Friday, November 16, 2007

Lancet, BMJ studies sound concern over anti-obesity drug rimonabant

Thu Nov 15, 7:15 PM ET
Two overviews of trials of weight-loss drugs have added to concerns that the obesity treatment rimonabant may boost the risk of depression and anxiety.
The papers, published in Saturday's issue of The Lancet and online Friday by the British Medical Journal (BMJ), follow a decision in June by an advisory panel to the US Food and Drug Administration (FDA) that voted against marketing rimonabant in the United States on safety grounds.
Doctors led by Arne Astrup, a professor at the Faculty of Life Sciences at the University of Copenhagen, analysed four trials in which 4,105 patents were either given a 20mg daily dose of rimonabant or a dummy lookalike pill called a placebo.
Over one year, patients on rimonabant realised a weight loss that was 4.7 kilos (10.3 pounds) higher than counterparts in the placebo group.
But they were also 40 percent likelier to experience "adverse" or "serious adverse" events, according to Astrup's study, which appears in The Lancet.
Patients on rimonabant were two and a half times likelier to stop taking the drug because of depression than those on placebo, and three times likelier to discontinue the treatment because of anxiety.
The findings are significant because individuals with a history of depression -- a phenomenon common among the severely obese -- were specifically excluded from the trial, say the authors.
"We recommend increased alertness by physicians to these potentially severe psychiatric reactions," the Lancet paper says.
Meanwhile, a study published online Friday by the British Medical Journal (BMJ) said that rimonabant and two other anti-obesity drugs, orlistat and sibutramine, were of only limited effect in terms of weight loss over the long term.
Canadian researchers reviewed data from 30 trials in which obese volunteers -- average weight 100 kilos (220 pounds) -- took either anti-obesity drugs or a placebo for a year or more.
The three drugs reduced weight by less than five kilos (11 pounds), equivalent to a loss of less than five percent of total body weight.
The three drugs had various beneficial side effects but all had adverse effects, including, in rimonabant's case, an increase in depression and anxiety, they said.
The authors noted that no trials examined rates of death and disease as a result of taking anti-obesity pills and called for trials to looking into this aspect.
In June, all 14 experts on the FDA's Advisory Committee said rimonabant, which French maker Sanofi-Aventis had hoped would become a blockbuster drug under the brand name of Zimulti, voted against authorising the drug after they heard evidence that it was linked with an increased risk of suicide.
The European Union has approved rimonabant, locally marketed as Acomplia, as a support for diet and exercise for obese patients who have Type 2 diabetes and cardiovascular problems associated with obesity.
However, labelling of the drug has been stepped up to warn against prescribing it to European patients with depression or those taking anti-depressants.

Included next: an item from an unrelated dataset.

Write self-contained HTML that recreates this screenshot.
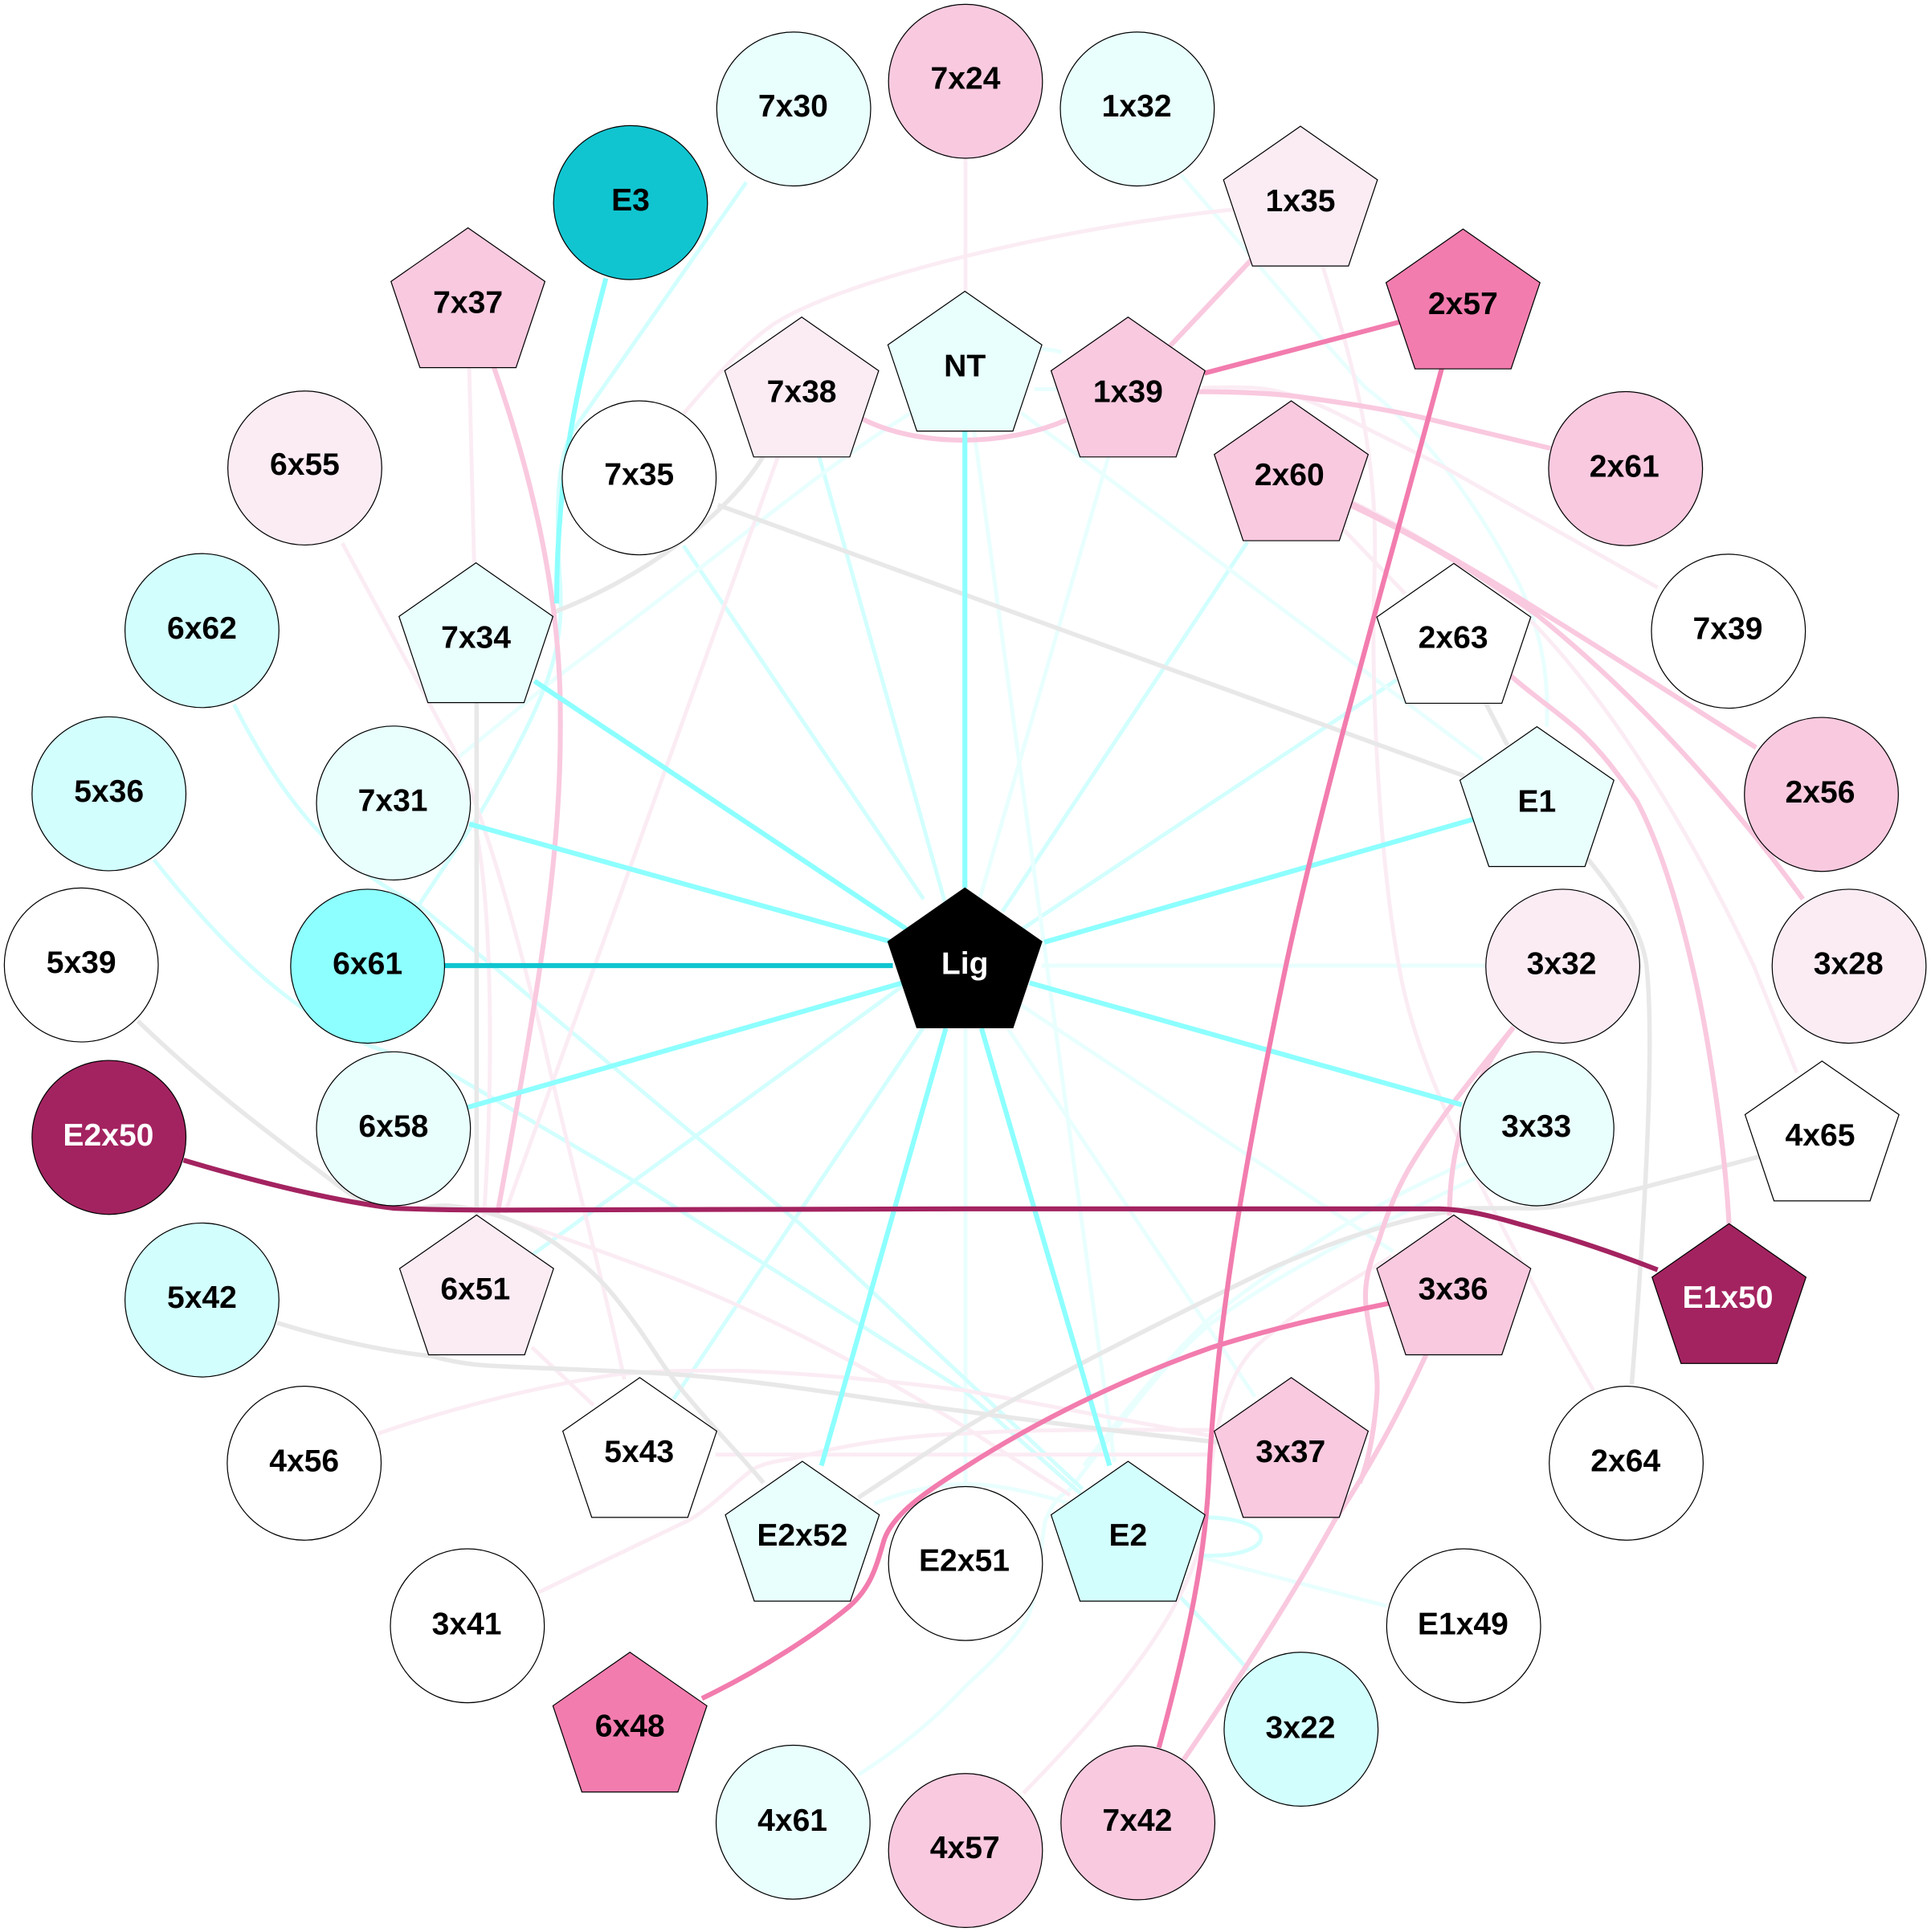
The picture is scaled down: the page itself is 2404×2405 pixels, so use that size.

A trial among 1,047 volunteers, published in The Lancet in October 2006, found ribonant improved control over blood glucose and blood fats among people with Type 2 diabetes.
The drug was "generally well tolerated," the study said. Among those volunteers who dropped out of the trial, depression, nausea and dizziness were the most cited reasons among the rimonabant group.
Rimonabant blocks endocannabinoid receptors in the brain that cause hunger.
Global sales of anti-obesity drugs reached 1.2 billion dollars in 2005, the BMJ said.